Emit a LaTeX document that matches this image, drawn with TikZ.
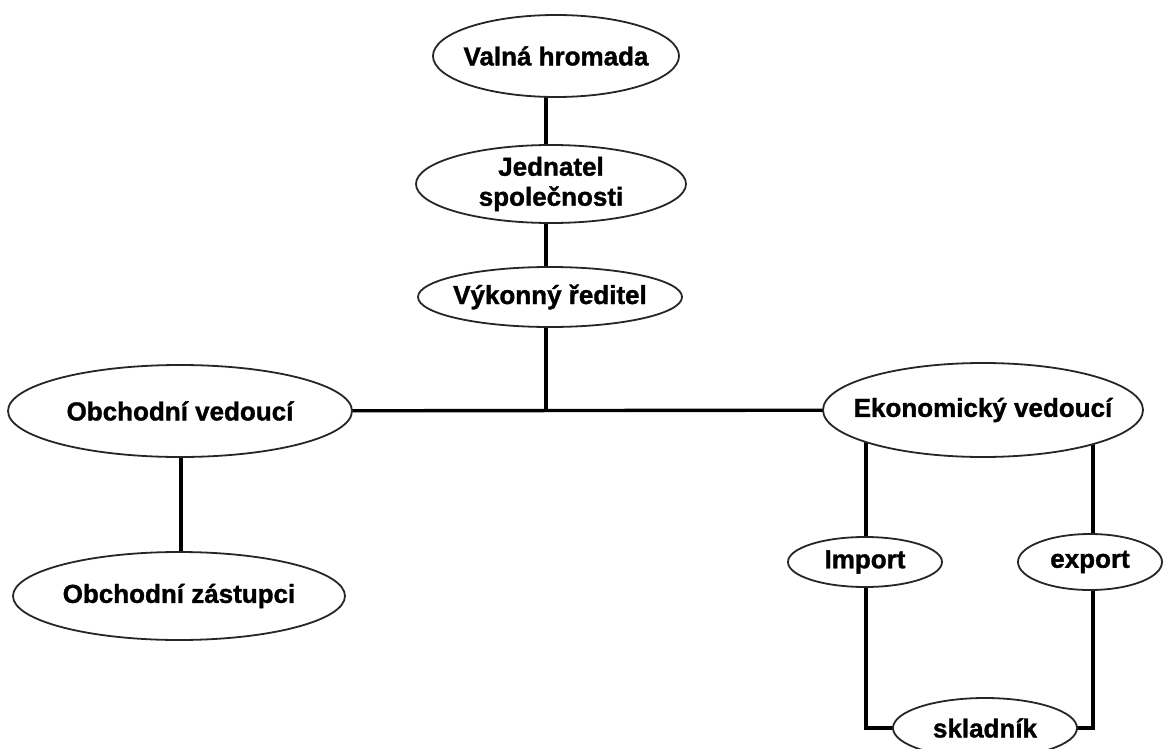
\documentclass[tikz,border=0pt]{standalone}
\usepackage{fontspec}
\setmainfont{Liberation Sans}
\newfontfamily\heavy[FakeBold=1.3]{Liberation Sans Bold}
\usetikzlibrary{shapes.geometric,backgrounds}
\begin{document}
\begin{tikzpicture}[x=1pt,y=-1pt,
  box/.style={ellipse,draw=black!85,line width=1.8pt,fill=white,inner sep=0pt,outer sep=0pt},
  lbl/.style={font=\fontsize{26}{30}\heavy,align=center,inner sep=0pt},
  conn/.style={line width=3.4pt,black}]
\clip (0,0) rectangle (1164,749);
\useasboundingbox (0,0) rectangle (1164,749);
\node[box,minimum width=246pt,minimum height=82pt,label={[lbl]center:Valná hromada}] (v) at (556,56) {};
\node[box,minimum width=270pt,minimum height=78pt,label={[lbl]center:Jednatel\\společnosti}] (j) at (551,184) {};
\node[box,minimum width=264pt,minimum height=60pt,label={[lbl]center:Výkonný ředitel}] (r) at (550,297) {};
\node[box,minimum width=344pt,minimum height=92pt,label={[lbl]center:Obchodní vedoucí}] (ov) at (180,411) {};
\node[box,minimum width=332pt,minimum height=88pt,label={[lbl]center:Obchodní zástupci}] (oz) at (179,596) {};
\node[box,minimum width=320pt,minimum height=94pt,label={[lbl]center:Ekonomický vedoucí}] (ev) at (983,410) {};
\node[box,minimum width=154pt,minimum height=50pt,label={[lbl]center:Import}] (imp) at (865,562) {};
\node[box,minimum width=144pt,minimum height=56pt,label={[lbl]center:export}] (ex) at (1090,562) {};
\node[box,minimum width=184pt,minimum height=60pt,label={[lbl]center:skladník}] (sk) at (985,728) {};
\coordinate (jn) at (546,410);
\coordinate (ovx) at (181,411);
\coordinate (ix) at (866,410);
\coordinate (ex2) at (1093,410);
\begin{pgfonlayer}{background}
\draw[conn] (v.center -| jn) -- (j.center -| jn);
\draw[conn] (j.center -| jn) -- (r.center -| jn);
\draw[conn] (r.center -| jn) -- (jn);
\draw[conn] (ov.center) -- (ev.center);
\draw[conn] (ovx) -- (oz.center -| ovx);
\draw[conn] (ix) -- (imp.center -| ix) |- (sk.center);
\draw[conn] (ex2) -- (ex.center -| ex2) |- (sk.center);
\end{pgfonlayer}
\end{tikzpicture}
\end{document}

EXERCISE OBJECTIVE:
Quote the full listing above word for word; exclude every picture from the copy.

EXERCISE ANSWER:
Emit a LaTeX document that matches this image, drawn with TikZ.
\documentclass[tikz,border=0pt]{standalone}
\usepackage{fontspec}
\setmainfont{Liberation Sans}
\newfontfamily\heavy[FakeBold=1.3]{Liberation Sans Bold}
\usetikzlibrary{shapes.geometric,backgrounds}
\begin{document}
\begin{tikzpicture}[x=1pt,y=-1pt,
  box/.style={ellipse,draw=black!85,line width=1.8pt,fill=white,inner sep=0pt,outer sep=0pt},
  lbl/.style={font=\fontsize{26}{30}\heavy,align=center,inner sep=0pt},
  conn/.style={line width=3.4pt,black}]
\clip (0,0) rectangle (1164,749);
\useasboundingbox (0,0) rectangle (1164,749);
\node[box,minimum width=246pt,minimum height=82pt,label={[lbl]center:Valná hromada}] (v) at (556,56) {};
\node[box,minimum width=270pt,minimum height=78pt,label={[lbl]center:Jednatel\\společnosti}] (j) at (551,184) {};
\node[box,minimum width=264pt,minimum height=60pt,label={[lbl]center:Výkonný ředitel}] (r) at (550,297) {};
\node[box,minimum width=344pt,minimum height=92pt,label={[lbl]center:Obchodní vedoucí}] (ov) at (180,411) {};
\node[box,minimum width=332pt,minimum height=88pt,label={[lbl]center:Obchodní zástupci}] (oz) at (179,596) {};
\node[box,minimum width=320pt,minimum height=94pt,label={[lbl]center:Ekonomický vedoucí}] (ev) at (983,410) {};
\node[box,minimum width=154pt,minimum height=50pt,label={[lbl]center:Import}] (imp) at (865,562) {};
\node[box,minimum width=144pt,minimum height=56pt,label={[lbl]center:export}] (ex) at (1090,562) {};
\node[box,minimum width=184pt,minimum height=60pt,label={[lbl]center:skladník}] (sk) at (985,728) {};
\coordinate (jn) at (546,410);
\coordinate (ovx) at (181,411);
\coordinate (ix) at (866,410);
\coordinate (ex2) at (1093,410);
\begin{pgfonlayer}{background}
\draw[conn] (v.center -| jn) -- (j.center -| jn);
\draw[conn] (j.center -| jn) -- (r.center -| jn);
\draw[conn] (r.center -| jn) -- (jn);
\draw[conn] (ov.center) -- (ev.center);
\draw[conn] (ovx) -- (oz.center -| ovx);
\draw[conn] (ix) -- (imp.center -| ix) |- (sk.center);
\draw[conn] (ex2) -- (ex.center -| ex2) |- (sk.center);
\end{pgfonlayer}
\end{tikzpicture}
\end{document}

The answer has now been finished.